Avec ses notes de pochette qui propose aux auditeur·ice·s de donner aux bonnes causes, Arrested Development ne manque pas de professer de bons sentiments progressistes, du féminisme de “Mama’s Always on Stage” aux enjeux de sans-abrisme de “Mr. Wendael”, ce que notre époque appellerait une bien-pensance de gauche. Arrested Development est le témoin et l’acteur d’une époque où le gangsta rap n’était pas encore hégémonique et où d’autres formes d’émancipation réussissaient à se faire une place dans le rap mainstream. Le groupe met d’ailleurs en scène la confrontation de sa conception afrocentrique héritée d’un pan de l’histoire du Mouvement américain des Droits Civiques avec l’attitude de prédation qui fait autorité dans le gangsta rap où l’homme reste un loup pour l’homme (“People Everyday”). Il ne s’agit pas ici de départager ces visions, juste de pointer l’évidence : l’une des deux approches a gagné aujourd’hui, et depuis longtemps en réalité, même si Arrested Development croit encore en 1992 pouvoir imaginer des convergences (“Give a Man a Fish”).

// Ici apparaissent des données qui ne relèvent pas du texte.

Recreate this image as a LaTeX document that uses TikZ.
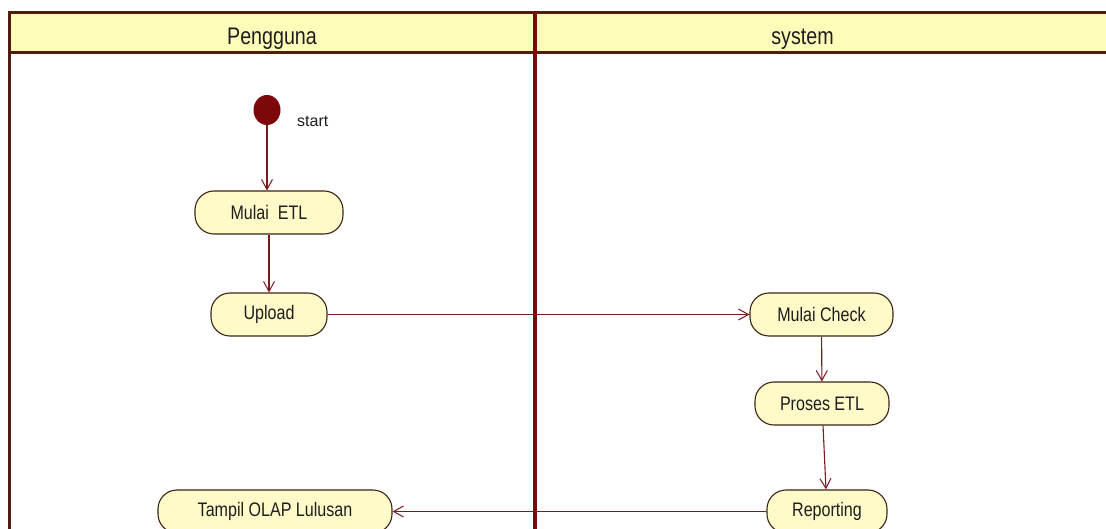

Alors que le groupe de Speech continue de tourner en 2023, a-t-il laissé quelque chose en héritage ? La positivité n’est plus vraiment à l’ordre du jour puisque, comme tout genre musical parvenu sur le toit du monde, le rap semble depuis quelques années se lover dans son propre mal-être existentiel et Kurt Cobain est redevenu une référence dans la pop. J’ai néanmoins l’impression qu’on peut entendre des échos de la “positivité” d’Arrested Development dans différents recoins du mainstream, comme par exemple la joie débridée qui déborde du Coloring Book de Chance the Rapper. Son enthousiasme devait alors autant à sa situation personnelle de l’époque qu’à sa foi chrétienne, tout comme Speech fait régulièrement référence aux Écritures dans ses lyrics. Avec son mélange de spiritualité extatique et d’engagement social et politique, Chance était d’ailleurs bien seul à l’époque et ça n’a pas l’air d’avoir beaucoup changé.